- _Material provided_
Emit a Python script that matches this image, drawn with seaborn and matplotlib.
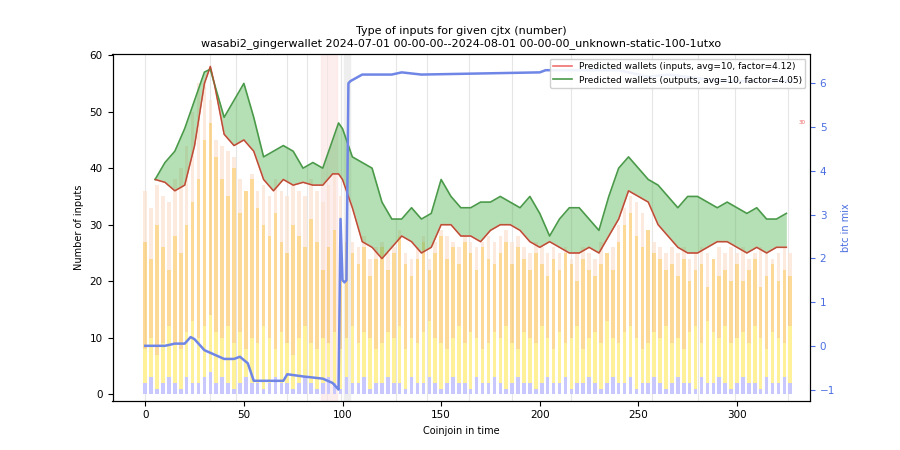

---

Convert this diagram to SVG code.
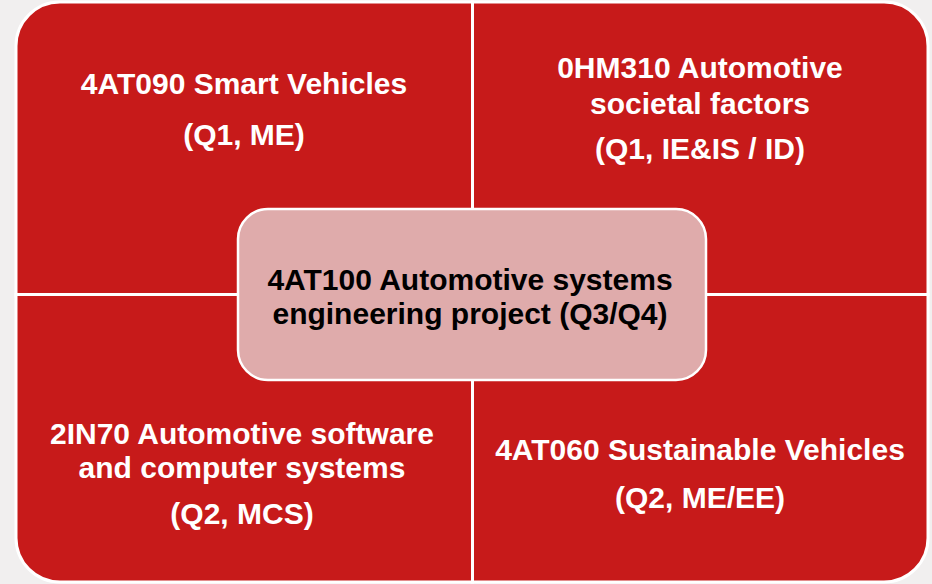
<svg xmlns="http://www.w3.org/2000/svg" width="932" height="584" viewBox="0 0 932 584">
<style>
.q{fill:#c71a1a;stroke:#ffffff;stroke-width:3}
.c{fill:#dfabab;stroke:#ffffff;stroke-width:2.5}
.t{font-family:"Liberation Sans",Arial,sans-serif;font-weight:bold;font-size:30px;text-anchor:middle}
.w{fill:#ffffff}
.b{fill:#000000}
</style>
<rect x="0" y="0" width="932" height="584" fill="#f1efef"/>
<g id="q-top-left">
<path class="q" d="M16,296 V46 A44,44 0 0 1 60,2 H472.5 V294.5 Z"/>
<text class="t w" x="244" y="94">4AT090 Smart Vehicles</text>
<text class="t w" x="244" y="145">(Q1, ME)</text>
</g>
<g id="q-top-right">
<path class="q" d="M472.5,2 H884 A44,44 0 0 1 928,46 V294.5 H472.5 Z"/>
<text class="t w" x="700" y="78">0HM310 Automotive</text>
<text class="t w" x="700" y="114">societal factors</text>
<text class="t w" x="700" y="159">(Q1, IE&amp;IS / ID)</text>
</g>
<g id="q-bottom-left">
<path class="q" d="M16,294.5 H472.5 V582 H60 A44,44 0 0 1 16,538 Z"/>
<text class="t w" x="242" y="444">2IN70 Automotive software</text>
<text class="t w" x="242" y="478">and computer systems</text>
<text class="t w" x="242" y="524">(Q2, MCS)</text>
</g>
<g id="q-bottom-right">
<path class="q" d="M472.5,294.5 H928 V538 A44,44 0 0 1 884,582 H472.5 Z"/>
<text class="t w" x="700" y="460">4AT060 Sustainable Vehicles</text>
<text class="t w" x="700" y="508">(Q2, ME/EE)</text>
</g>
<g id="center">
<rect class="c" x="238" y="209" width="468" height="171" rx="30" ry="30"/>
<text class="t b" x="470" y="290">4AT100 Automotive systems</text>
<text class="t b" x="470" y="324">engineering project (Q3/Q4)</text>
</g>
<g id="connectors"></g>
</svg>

--

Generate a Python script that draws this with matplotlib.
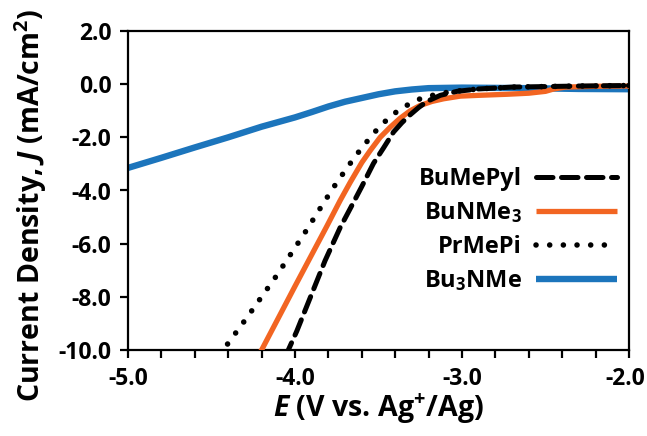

- _Directive_
Locate the string "script" in the listing above and copy every line where it occurs.

- _Answer to the exercise_
Emit a Python script that matches this image, drawn with seaborn and matplotlib.
Generate a Python script that draws this with matplotlib.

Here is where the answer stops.